Did I do the conversion to calories correctly?
@Tom: Yes, observational studies can indicate only correlation, not causation. But you’ll note that no one is actually replacing their energy loss. My understanding is that, in ultraendurance events like this, energy intake is almost universally limited by the ability of the athlete to stomach more calories, rather than being driven by hunger.
Hi,
I know the K2/K4 ride, but not yet done it. I do how ever do the Lake Taupo Enduro each year, 320km with around 3200m of climbing. My time is around 12 hours, so not fast. I ride with a Garmin 705 which shows calories burnt and it indicates around in the first 9 hours I used 9500cal,sadly my battery died before the finish. But based on this it indicates around 1000cal per hour. I’ve also been a study subject at Massey University Sports science department, on their erg bike and the figures seem to be consistent with theirs. I’m guessing the Author of the study are the same department?? I currently use Hammer Perp, at the rate of 2 scoops per hour, supported by gels, dried fruit and nuts to try to eat at a rate of around 600cal per hour, or more if I can.

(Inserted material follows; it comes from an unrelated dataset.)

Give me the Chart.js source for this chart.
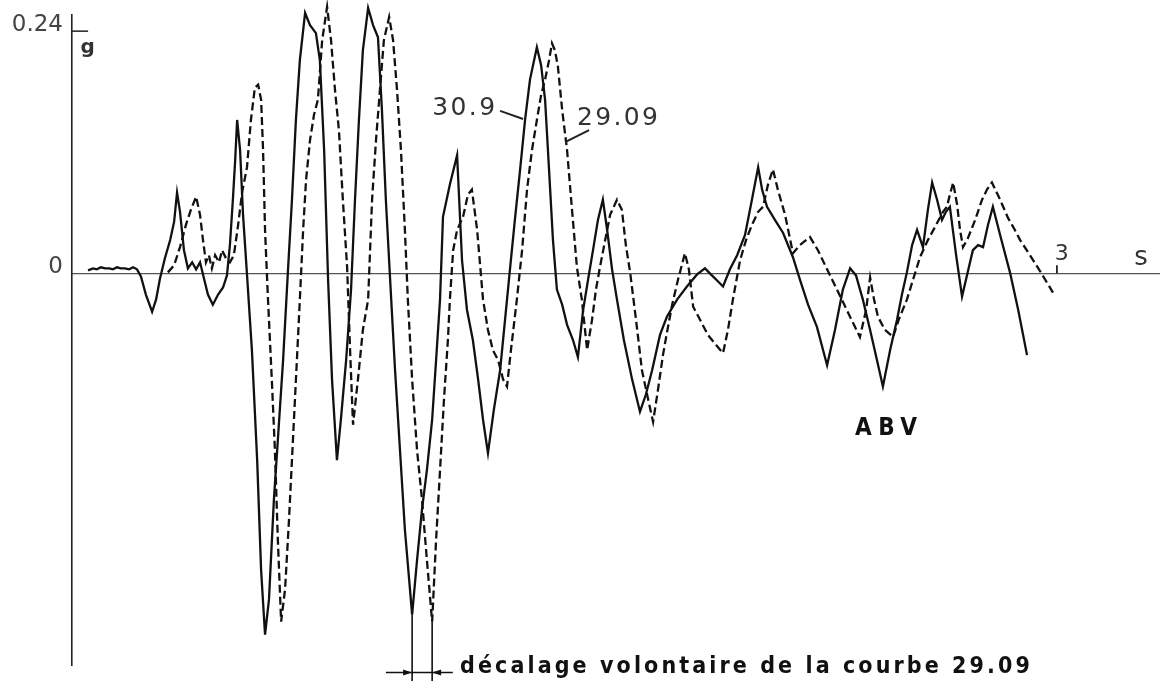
<!DOCTYPE html>
<html><head><meta charset="utf-8">
<script src="https://cdn.jsdelivr.net/npm/chart.js@4.4.1/dist/chart.umd.min.js"></script>
<style>html,body{margin:0;padding:0;background:#fff;overflow:hidden}canvas{display:block}</style>
</head><body>
<canvas id="c" width="1160" height="681"></canvas>
<script>
// ---- data (time in s, acceleration in g) ----
const seriesLabels = ['30.9', '29.09'];
const timeSolid = [0.049,0.064,0.076,0.088,0.101,0.113,0.125,0.137,0.149,0.161,0.174,0.186,0.198,
0.210,0.225,0.244,0.256,0.268,0.283,0.299,0.311,0.320,0.329,0.341,0.353,0.366,0.378,
0.390,0.402,0.414,0.429,0.445,0.460,0.472,0.481,0.490,0.497,0.503,0.512,0.521,0.533,
0.548,0.564,0.576,0.588,0.600,0.615,0.627,0.643,0.658,0.670,0.682,0.694,0.710,0.725,
0.743,0.755,0.768,0.780,0.792,0.807,0.819,0.835,0.850,0.862,0.874,0.886,0.902,0.917,
0.932,0.944,0.956,0.969,0.984,0.999,1.014,1.036,1.051,1.066,1.081,1.097,1.109,1.121,
1.130,1.151,1.173,1.188,1.203,1.221,1.237,1.252,1.267,1.285,1.304,1.319,1.334,1.349,
1.365,1.380,1.395,1.416,1.429,1.441,1.453,1.465,1.477,1.493,1.508,1.526,1.541,1.557,
1.572,1.587,1.602,1.617,1.630,1.645,1.660,1.681,1.706,1.730,1.748,1.767,1.791,1.812,
1.843,1.873,1.904,1.928,1.949,1.968,1.983,2.004,2.026,2.050,2.071,2.090,2.102,2.117,
2.141,2.166,2.196,2.217,2.242,2.269,2.300,2.324,2.348,2.370,2.388,2.409,2.431,2.452,
2.470,2.492,2.513,2.528,2.543,2.559,2.574,2.592,2.607,2.620,2.635,2.650,2.662,2.674,
2.693,2.711,2.726,2.744,2.760,2.775,2.790,2.805,2.827,2.857,2.882,2.909];
const accSolid = [0.003,0.005,0.004,0.006,0.005,0.005,0.004,0.006,0.005,0.005,0.004,0.006,0.004,
-0.003,-0.021,-0.038,-0.026,-0.005,0.015,0.033,0.051,0.080,0.061,0.023,0.005,0.011,0.004,
0.011,-0.005,-0.021,-0.031,-0.021,-0.014,-0.002,0.028,0.073,0.112,0.152,0.122,0.058,-0.001,
-0.076,-0.185,-0.294,-0.358,-0.323,-0.224,-0.165,-0.086,0.004,0.073,0.152,0.211,0.258,0.246,
0.238,0.211,0.122,-0.006,-0.105,-0.185,-0.145,-0.086,-0.016,0.073,0.152,0.221,0.263,0.246,
0.234,0.162,0.073,-0.006,-0.096,-0.175,-0.254,-0.338,-0.284,-0.234,-0.195,-0.145,-0.086,-0.026,
0.056,0.088,0.117,0.013,-0.036,-0.066,-0.105,-0.145,-0.178,-0.135,-0.096,-0.046,0.004,0.053,
0.103,0.152,0.192,0.224,0.206,0.172,0.103,0.033,-0.016,-0.031,-0.051,-0.066,-0.083,-0.036,
-0.006,0.023,0.053,0.073,0.043,0.004,-0.026,-0.066,-0.105,-0.137,-0.120,-0.096,-0.061,-0.043,
-0.026,-0.013,-0.001,0.005,-0.002,-0.008,-0.013,0.004,0.018,0.038,0.073,0.105,0.083,0.066,
0.053,0.040,0.016,-0.006,-0.031,-0.053,-0.091,-0.056,-0.016,0.005,-0.002,-0.026,-0.056,-0.086,
-0.112,-0.076,-0.046,-0.021,0.001,0.028,0.043,0.026,0.063,0.090,0.073,0.053,0.061,0.066,
0.018,-0.023,-0.002,0.023,0.028,0.026,0.048,0.066,0.038,0.001,-0.036,-0.081];
const timeDashed = [0.292,0.311,0.329,0.347,0.362,0.378,0.390,
0.399,0.408,0.417,0.426,0.436,0.448,0.457,
0.469,0.481,0.493,0.506,0.518,0.533,0.545,
0.557,0.567,0.576,0.582,0.588,0.597,0.609,
0.618,0.627,0.637,0.649,0.661,0.673,0.685,
0.694,0.704,0.713,0.725,0.737,0.749,0.762,
0.777,0.789,0.801,0.813,0.825,0.838,0.847,
0.856,0.871,0.886,0.902,0.914,0.926,0.938,
0.950,0.966,0.978,0.990,1.002,1.014,1.023,
1.036,1.051,1.066,1.081,1.097,1.109,1.121,
1.133,1.145,1.151,1.161,1.173,1.191,1.206,
1.218,1.234,1.252,1.267,1.282,1.298,1.313,
1.325,1.337,1.355,1.371,1.386,1.401,1.416,
1.429,1.441,1.453,1.462,1.471,1.480,1.493,
1.508,1.523,1.538,1.553,1.569,1.584,1.596,
1.608,1.624,1.639,1.660,1.675,1.687,1.700,
1.718,1.736,1.755,1.770,1.785,1.800,1.812,
1.828,1.846,1.867,1.879,1.892,1.913,1.937,
1.962,1.983,1.998,2.013,2.035,2.053,2.071,
2.090,2.105,2.120,2.135,2.150,2.172,2.196,
2.217,2.248,2.272,2.300,2.330,2.364,2.400,
2.419,2.431,2.443,2.455,2.476,2.501,2.518,
2.543,2.562,2.583,2.607,2.632,2.653,2.665,
2.674,2.684,2.696,2.705,2.714,2.729,2.751,
2.772,2.787,2.802,2.827,2.851,2.872,2.888,
2.918,2.949,2.988];
const accDashed = [0.001,0.008,0.026,0.048,0.063,0.076,0.058,
0.033,0.011,0.018,0.005,0.018,0.011,0.023,
0.015,0.011,0.018,0.048,0.080,0.105,0.152,
0.184,0.187,0.172,0.122,0.043,-0.026,-0.108,
-0.175,-0.264,-0.345,-0.313,-0.244,-0.165,-0.086,
-0.026,0.043,0.093,0.132,0.157,0.172,0.231,
0.264,0.231,0.182,0.142,0.073,0.006,-0.076,
-0.150,-0.105,-0.056,-0.026,0.073,0.132,0.182,
0.231,0.254,0.231,0.182,0.122,0.043,-0.026,
-0.105,-0.175,-0.224,-0.284,-0.345,-0.264,-0.195,
-0.125,-0.066,-0.026,0.023,0.043,0.056,0.078,
0.083,0.043,-0.026,-0.056,-0.076,-0.086,-0.105,
-0.112,-0.076,-0.026,0.023,0.083,0.122,0.152,
0.177,0.192,0.211,0.228,0.221,0.205,0.162,
0.122,0.063,0.006,-0.026,-0.076,-0.046,-0.016,
0.006,0.033,0.058,0.073,0.063,0.028,0.001,
-0.046,-0.096,-0.125,-0.147,-0.115,-0.081,-0.059,
-0.031,-0.006,0.020,0.004,-0.033,-0.046,-0.061,
-0.071,-0.079,-0.056,-0.026,0.013,0.033,0.048,
0.061,0.066,0.088,0.103,0.083,0.058,0.020,
0.028,0.036,0.023,0.004,-0.016,-0.039,-0.063,
-0.036,-0.004,-0.026,-0.043,-0.056,-0.063,-0.046,
-0.026,-0.006,0.016,0.033,0.048,0.061,0.066,
0.078,0.090,0.068,0.043,0.026,0.035,0.053,
0.073,0.083,0.090,0.073,0.055,0.043,0.033,
0.018,0.002,-0.019];
const yTickValues = [0, 0.24];
const yTickLabels = ['0', '0.24'];
const xTickValues = [3];
const xTickLabels = ['3'];
const unitY = 'g';
const unitX = 's';
const stationLabel = 'A B V';
const noteText = 'décalage volontaire de la courbe 29.09';

// ---- annotation layout (in axis units) ----
const ann = {
  lbl309: {t: 1.097, g: 0.157, w: 63},
  lead309: [[1.304, 0.161], [1.374, 0.153]],
  lbl2909: {t: 1.538, g: 0.147, w: 81},
  lead2909: [[1.575, 0.142], [1.502, 0.130]],
  station: {t: 2.385, g: -0.160, w: 62},
  unitY: {t: 0.026, g: 0.218},
  unitX: {t: 3.256, g: 0.008},
  xTickLbl: {t: 3.015, g: 0.013},
  yTickLen: 0.049, xTickLen: 0.008,
  dimY: -0.3955, dimFrom: 0.956, dimTo: 1.160,
  markBottom: -0.404,
  note: {t: 1.182, g: -0.3955, w: 570}
};

function fitText(ctx, text, font, x, y, w) {
  ctx.font = font;
  ctx.letterSpacing = '0px';
  const m = ctx.measureText(text).width;
  const ls = (w - m) / Math.max(1, text.length - 1);
  ctx.letterSpacing = ls.toFixed(2) + 'px';
  ctx.textAlign = 'left';
  ctx.textBaseline = 'alphabetic';
  ctx.fillText(text, x, y);
  ctx.letterSpacing = '0px';
}

const annotPlugin = {
  id: 'annot',
  afterDraw(chart) {
    const {ctx, scales: {x, y}} = chart;
    const X = v => x.getPixelForValue(v), Y = v => y.getPixelForValue(v);
    const seg = (a, b, c, d, w) => { ctx.lineWidth = w; ctx.beginPath(); ctx.moveTo(a, b); ctx.lineTo(c, d); ctx.stroke(); };
    ctx.save();
    ctx.strokeStyle = '#222'; ctx.fillStyle = '#222';
    seg(X(0), Y(yTickValues[1]), X(ann.yTickLen), Y(yTickValues[1]), 1.5);
    xTickValues.forEach(v => seg(X(v), Y(0), X(v), Y(ann.xTickLen), 1.8));
    ctx.fillStyle = '#333';
    ctx.font = 'bold 20px "DejaVu Sans", sans-serif'; ctx.textAlign = 'left'; ctx.textBaseline = 'alphabetic';
    ctx.fillText(unitY, X(ann.unitY.t), Y(ann.unitY.g));
    ctx.font = '26px "DejaVu Sans", sans-serif'; ctx.textAlign = 'center';
    ctx.fillText(unitX, X(ann.unitX.t), Y(ann.unitX.g));
    ctx.font = '22px "DejaVu Sans", sans-serif';
    ctx.fillText(xTickLabels[0], X(ann.xTickLbl.t), Y(ann.xTickLbl.g));
    fitText(ctx, seriesLabels[0], '25px "DejaVu Sans", sans-serif', X(ann.lbl309.t), Y(ann.lbl309.g), ann.lbl309.w);
    fitText(ctx, seriesLabels[1], '25px "DejaVu Sans", sans-serif', X(ann.lbl2909.t), Y(ann.lbl2909.g), ann.lbl2909.w);
    ctx.strokeStyle = '#222';
    seg(X(ann.lead309[0][0]), Y(ann.lead309[0][1]), X(ann.lead309[1][0]), Y(ann.lead309[1][1]), 2);
    seg(X(ann.lead2909[0][0]), Y(ann.lead2909[0][1]), X(ann.lead2909[1][0]), Y(ann.lead2909[1][1]), 2);
    ctx.fillStyle = '#111';
    fitText(ctx, stationLabel.replace(/ /g, ''), 'bold 24px "DejaVu Sans Condensed", "DejaVu Sans", sans-serif', X(ann.station.t), Y(ann.station.g), ann.station.w);
    const iS = accSolid.indexOf(Math.min(...accSolid.slice(70, 90)), 70);
    const iD = accDashed.indexOf(Math.min(...accDashed.slice(60, 75)), 60);
    const xs = X(timeSolid[iS]), xd = X(timeDashed[iD]);
    ctx.strokeStyle = '#111';
    seg(xs, Y(accSolid[iS]), xs, Y(ann.markBottom), 1.6);
    seg(xd, Y(accDashed[iD]), xd, Y(ann.markBottom), 1.6);
    const dy = Y(ann.dimY);
    seg(X(ann.dimFrom), dy, X(ann.dimTo), dy, 1.6);
    ctx.fillStyle = '#111';
    ctx.beginPath(); ctx.moveTo(xs, dy); ctx.lineTo(xs - 9, dy - 3); ctx.lineTo(xs - 9, dy + 3); ctx.closePath(); ctx.fill();
    ctx.beginPath(); ctx.moveTo(xd, dy); ctx.lineTo(xd + 9, dy - 3); ctx.lineTo(xd + 9, dy + 3); ctx.closePath(); ctx.fill();
    fitText(ctx, noteText, 'bold 23px "DejaVu Sans Condensed", "DejaVu Sans", sans-serif', X(ann.note.t), Y(ann.note.g), ann.note.w);
    ctx.restore();
  }
};

const toPts = (ts, vs) => ts.map((t, i) => ({x: t, y: vs[i]}));

new Chart(document.getElementById('c').getContext('2d'), {
  type: 'line',
  data: {
    datasets: [
      {label: seriesLabels[0], data: toPts(timeSolid, accSolid), borderColor: '#111', borderWidth: 2.3,
       pointRadius: 0, tension: 0, fill: false, clip: false},
      {label: seriesLabels[1], data: toPts(timeDashed, accDashed), borderColor: '#111', borderWidth: 2.3,
       borderDash: [8, 4], pointRadius: 0, tension: 0, fill: false, clip: false}
    ]
  },
  options: {
    responsive: false, animation: false, devicePixelRatio: 1,
    layout: {padding: {top: 15, bottom: 16, left: 0, right: 0}},
    plugins: {legend: {display: false}, tooltip: {enabled: false}},
    scales: {
      x: {
        type: 'linear', min: 0, max: 3.314, position: {y: 0},
        grid: {display: false, drawTicks: false},
        ticks: {display: false},
        border: {display: true, color: '#555', width: 1.3}
      },
      y: {
        type: 'linear', min: -0.388, max: 0.256,
        grid: {display: false, drawTicks: false},
        border: {display: true, color: '#222', width: 1.6},
        afterBuildTicks(s) { s.ticks = yTickValues.map(v => ({value: v})); },
        afterFit(s) { s.width = 72; s.paddingTop = 0; s.paddingBottom = 0; },
        ticks: {
          font: {family: '"DejaVu Sans", sans-serif', size: 23}, color: '#444', padding: 9, labelOffset: -6,
          callback: v => yTickLabels[yTickValues.indexOf(v)]
        }
      }
    }
  },
  plugins: [annotPlugin]
});
</script>
</body></html>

Im a 92kg rider , my av speed is around 25kmh.
After reading the article Im thinking that either my Garmin is wrong or the information from the study has been mis-interpreted.??
My 24hr time trial (I covered ~720k) energy use according to my Powertap was 16102 kJ (670kJ per hour).
From my team’s food log I consumed approx 10000 kJ (416kJ per hour).
Is there a similar study that takes into account ketosis? I’m running my first ultra in July and hope to not need as much gel since I’ll be a fat burning machine.